Sultzer, a Fort Hays State University graduate, said they get a unique sense of satisfaction from building a business from scratch.
"It's awesome. We couldn't ask for more. It's been a lot of work. ... Everything we had a part in," Sultzer said. "I think that we kind of take a little more pride in it now that we're actually involved."
Defiance's debut, a mild English ale with a hint of caramel and chocolate, will be distributed for the first time Dec. 20. It soon will flow on taps in Hays and southwest Kansas, and it also will be available in liquor stores in 2014. Their distribution company, Western Beverage Inc., can ship beer to 14 states.
A session IPA, a beer with low-alcohol content, will follow in January, and the product will be canned in February.
The microbrewery's warehouse reflects the fresh perspective the brewers bring to their craft. Four of the vats are named after characters from the 1990s television show "Saved by the Bell," because it is a brewing tradition to name tanks. Although 12 recipes will be rolled out over time, Defiance has the capability to produce countless seasonal and novelty flavors.
"It's very exciting. They're so young and energetic, and they have a great product," said Diane Gottschalk, co-managing partner.

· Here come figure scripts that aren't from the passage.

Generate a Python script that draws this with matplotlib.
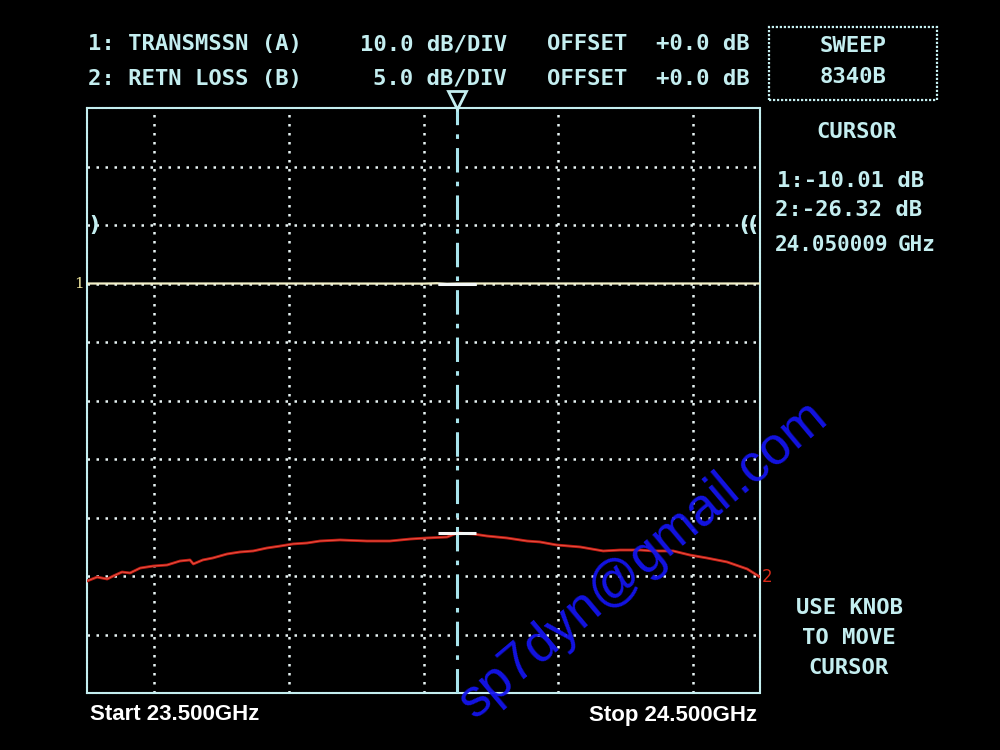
import matplotlib
matplotlib.use("Agg")
import matplotlib.pyplot as plt
from matplotlib.patches import Rectangle

start_ghz, stop_ghz = 23.5, 24.5
cursor_ghz = 24.050009
ref_div = 8          # reference position, divisions from bottom
scale_a = 10.0       # dB/div, transmission
scale_b = 5.0        # dB/div, return loss

trans_freq = [23.500, 23.800, 24.000, 24.020, 24.035, 24.050, 24.080, 24.500]
trans_db = [-10.00, -10.00, -10.02, -9.96, -10.05, -10.01, -10.00, -10.00]

retn_freq = [23.500, 23.515, 23.530, 23.539, 23.552, 23.564, 23.579, 23.598,
             23.619, 23.638, 23.653, 23.658, 23.672, 23.687, 23.708, 23.727,
             23.747, 23.767, 23.787, 23.806, 23.827, 23.846, 23.876, 23.916,
             23.950, 23.980, 24.005, 24.035, 24.050, 24.074, 24.094, 24.124,
             24.154, 24.173, 24.198, 24.233, 24.267, 24.292, 24.322, 24.341,
             24.371, 24.396, 24.421, 24.451, 24.481, 24.500]
retn_db = [-30.43, -30.09, -30.26, -30.00, -29.66, -29.74, -29.32, -29.15,
           -29.06, -28.72, -28.63, -28.97, -28.63, -28.46, -28.12, -27.95,
           -27.86, -27.61, -27.44, -27.26, -27.18, -27.01, -26.92, -27.01,
           -27.01, -26.84, -26.75, -26.67, -26.32, -26.41, -26.58, -26.75,
           -27.01, -27.09, -27.35, -27.52, -27.86, -27.78, -27.78, -27.86,
           -27.86, -28.21, -28.46, -28.80, -29.40, -30.09]

header_left = ["1: TRANSMSSN (A)", "2: RETN LOSS (B)"]
header_scale = ["10.0 dB/DIV", "5.0 dB/DIV"]
header_offset = ["+0.0 dB", "+0.0 dB"]
cursor_lines = ["1:-10.01 dB", "2:-26.32 dB"]
help_lines = ["USE KNOB", "TO MOVE", "CURSOR"]

CYAN = "#c4eef0"
GRID = "#e8f4f4"


def to_div(db, scale):
    return [ref_div + v / scale for v in db]


def px(x, y):
    return x / 1000, 1 - y / 750


fig = plt.figure(figsize=(10, 7.5), dpi=100, facecolor="black")
ax = fig.add_axes([0.087, 1 - 693 / 750, 0.673, 585 / 750], facecolor="black")
ax.set_xlim(start_ghz, stop_ghz)
ax.set_ylim(0, 10)

# graticule
ax.set_xticks([23.6, 23.8, 24.0, 24.2, 24.4])
ax.set_yticks(range(1, 10))
ax.tick_params(length=0, labelbottom=False, labelleft=False)
ax.grid(True, color=GRID, linestyle=(0, (1, 2.6)), linewidth=1.8)
for s in ax.spines.values():
    s.set_color(CYAN)
    s.set_linestyle((0, (0.8, 0.8)))
    s.set_linewidth(1.5)

# traces
ax.plot(trans_freq, to_div(trans_db, scale_a), color="#f2f0c8", lw=1.6, zorder=3)
ax.plot(retn_freq, to_div(retn_db, scale_b), color="#c41e14", lw=2.0, zorder=3)
ax.plot(retn_freq, to_div(retn_db, scale_b), color="#f06050", lw=0.5, zorder=3)

# cursor
ax.axvline(cursor_ghz, color="#a8e4ec", lw=2.2, linestyle=(0, (8, 3, 1.5, 3)), zorder=4)
ax.plot([cursor_ghz] * 2, [to_div([trans_db[5]], scale_a)[0], to_div([retn_db[28]], scale_b)[0]],
        ls="none", marker="_", ms=28, mew=2.2, color="#f4f8f8", zorder=5)
ax.plot([cursor_ghz], [10.14], marker="v", ms=13, mfc="black", mec=CYAN, mew=2,
        clip_on=False, zorder=6)

# reference markers and trace labels
ax.text(start_ghz + 0.003, ref_div, ")", color=CYAN, fontsize=15, va="center", ha="left",
        fontweight="bold")
ax.text(stop_ghz - 0.002, ref_div, "((", color=CYAN, fontsize=15, va="center", ha="right",
        fontweight="bold")
ax.text(start_ghz - 0.004, to_div([trans_db[0]], scale_a)[0], "1", color="#f0e8a0",
        fontsize=11, va="center", ha="right", family="DejaVu Serif")
ax.text(stop_ghz + 0.003, to_div([retn_db[-1]], scale_b)[0], "2", color="#d82818",
        fontsize=12, va="center", ha="left")

mono = dict(family="DejaVu Sans Mono", fontweight="bold", color=CYAN, fontsize=16,
            va="center")
for i, yy in enumerate([44, 79]):
    fig.text(*px(88, yy), header_left[i], ha="left", **mono)
    fig.text(*px(507, yy), header_scale[i], ha="right", **mono)
    fig.text(*px(547, yy), "OFFSET", ha="left", **mono)
    fig.text(*px(750, yy), header_offset[i], ha="right", **mono)

fig.patches.append(Rectangle(px(769, 100), 168 / 1000, 73 / 750, transform=fig.transFigure,
                             fill=False, ec=CYAN, lw=1.6, ls=(0, (1, 0.8))))
fig.text(*px(853, 46), "SWEEP", ha="center", **mono)
fig.text(*px(853, 77), "8340B", ha="center", **mono)

fig.text(*px(857, 132), "CURSOR", ha="center", **mono)
fig.text(*px(777, 181), cursor_lines[0], ha="left", **mono)
fig.text(*px(775, 210), cursor_lines[1], ha="left", **mono)
fig.text(*px(775, 245), f"{cursor_ghz:.6f}", ha="left", **dict(mono, fontsize=15))
fig.text(*px(936, 245), "GHz", ha="right", **dict(mono, fontsize=15))
for i, line in enumerate(help_lines):
    fig.text(*px(849, 608 + i * 30), line, ha="center", **mono)

sans = dict(family="Liberation Sans", fontweight="bold", color="white", fontsize=16,
            va="center")
fig.text(*px(90, 714), f"Start {start_ghz:.3f}GHz", ha="left", **sans)
fig.text(*px(757, 716), f"Stop {stop_ghz:.3f}GHz", ha="right", **sans)

# watermark
fig.text(*px(643, 560), "sp7dyn@gmail.com", color="#1414ee", fontsize=38,
         family="Liberation Sans", rotation=40, ha="center", va="center", alpha=0.95,
         rotation_mode="anchor", zorder=10)

fig.savefig("out.png", dpi=100, facecolor="black")
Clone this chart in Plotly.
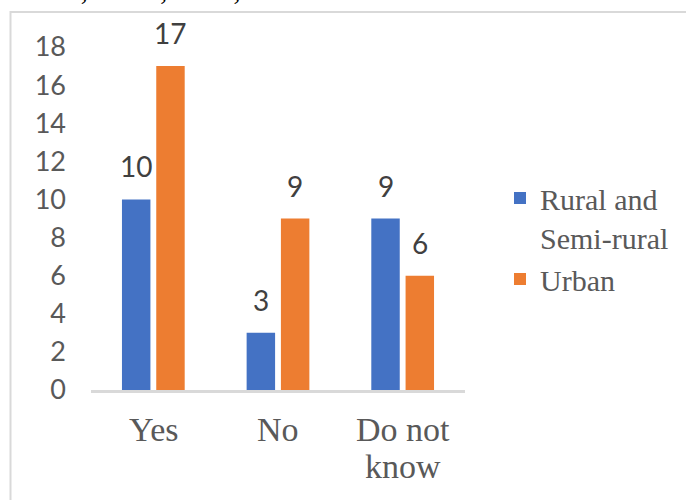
import plotly.graph_objects as go

# Survey answers by area type
categories = ["Yes", "No", "Do not know"]
category_lines = [["Yes"], ["No"], ["Do not", "know"]]
rural_semi = [10, 3, 9]
urban = [17, 9, 6]
series_names = ["Rural and<br>Semi-rural", "Urban"]
colors = ["#4472C4", "#ED7D31"]
y_ticks = list(range(0, 20, 2))

W, H = 686, 500
L, R, T, B = 91, 465, 47, 390  # plot area in pixels

SERIF = "Liberation Serif, Times New Roman, Times, DejaVu Serif, serif"
SANS = "Lato, Open Sans, sans-serif"


def px_x(x):
    return (x - L) / (R - L)


def px_y(y):
    return (B - y) / (B - T)


fig = go.Figure()
for name, vals, col in zip(series_names, [rural_semi, urban], colors):
    fig.add_trace(go.Bar(x=categories, y=vals, name=name, marker_color=col,
                         marker_line_width=0))

# Value labels above each bar
for offset, vals in zip([-17, 17], [rural_semi, urban]):
    for c, v in zip(categories, vals):
        fig.add_annotation(x=c, y=v, text=str(v), showarrow=False,
                           xshift=offset, yshift=14, yanchor="bottom",
                           font=dict(family=SANS, size=28, color="#404040"))

# Category labels under the axis, one line at a time for tight spacing
for c, lines in zip(categories, category_lines):
    for i, line in enumerate(lines):
        fig.add_annotation(x=c, xref="x", yref="paper", y=px_y(429 + 37 * i),
                           yanchor="middle", text=line, showarrow=False,
                           font=dict(family=SERIF, size=34, color="#595959"))

# Caption line running off the top of the page
fig.add_annotation(xref="paper", yref="paper", x=px_x(-6), y=px_y(8),
                   xanchor="left", yanchor="bottom", showarrow=False,
                   text="… item, “Yes”, “No”, and",
                   font=dict(family=SERIF, size=28, color="#000000"))

# Outer frame of the chart
fig.add_shape(type="rect", xref="paper", yref="paper",
              x0=px_x(10.5), x1=px_x(720), y0=px_y(12), y1=px_y(540),
              line=dict(color="#D9D9D9", width=2), fillcolor="rgba(0,0,0,0)",
              layer="below")

fig.update_layout(
    width=W, height=H,
    margin=dict(l=L, r=W - R, t=T, b=H - B),
    paper_bgcolor="white", plot_bgcolor="white",
    barmode="group", bargap=0.45, bargroupgap=0.17,
    showlegend=True,
    legend=dict(x=px_x(500), y=px_y(172), xanchor="left", yanchor="top",
                valign="top", bgcolor="rgba(0,0,0,0)",
                font=dict(family=SERIF, size=30, color="#595959")),
    xaxis=dict(showline=True, linecolor="#D9D9D9", linewidth=2.5,
               showgrid=False, ticks="", showticklabels=False),
    yaxis=dict(range=[0, 18], tickvals=y_ticks, showline=False, showgrid=False,
               zeroline=False, ticks="", ticklabelstandoff=24,
               tickfont=dict(family=SANS, size=27, color="#595959")),
)

fig.write_html("out.html")
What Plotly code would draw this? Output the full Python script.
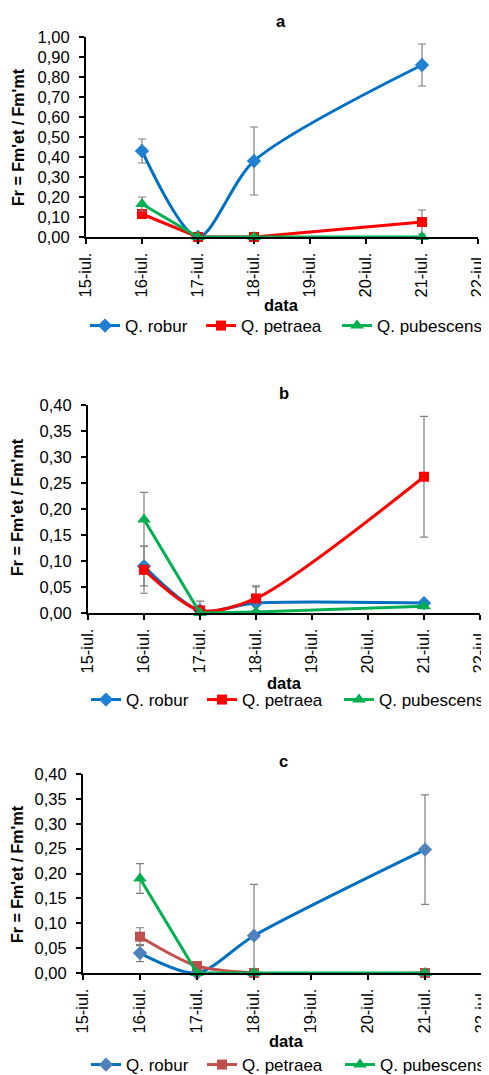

Making the beer is a labor-intensive process. One batch can take eight hours to prepare, fermentation can last from 16 to 28 days and filling all 440 kegs requires at least 12 hours. For each hour of brewing, there are six hours of cleaning.
Defiance's logos and can designs were created by FHSU graphic design graduate John Stadler.
Surveying the warehouse, Bender said he was fortunate to achieve his dream alongside his friend.
"It's hard to believe," he said. "We hit the lottery."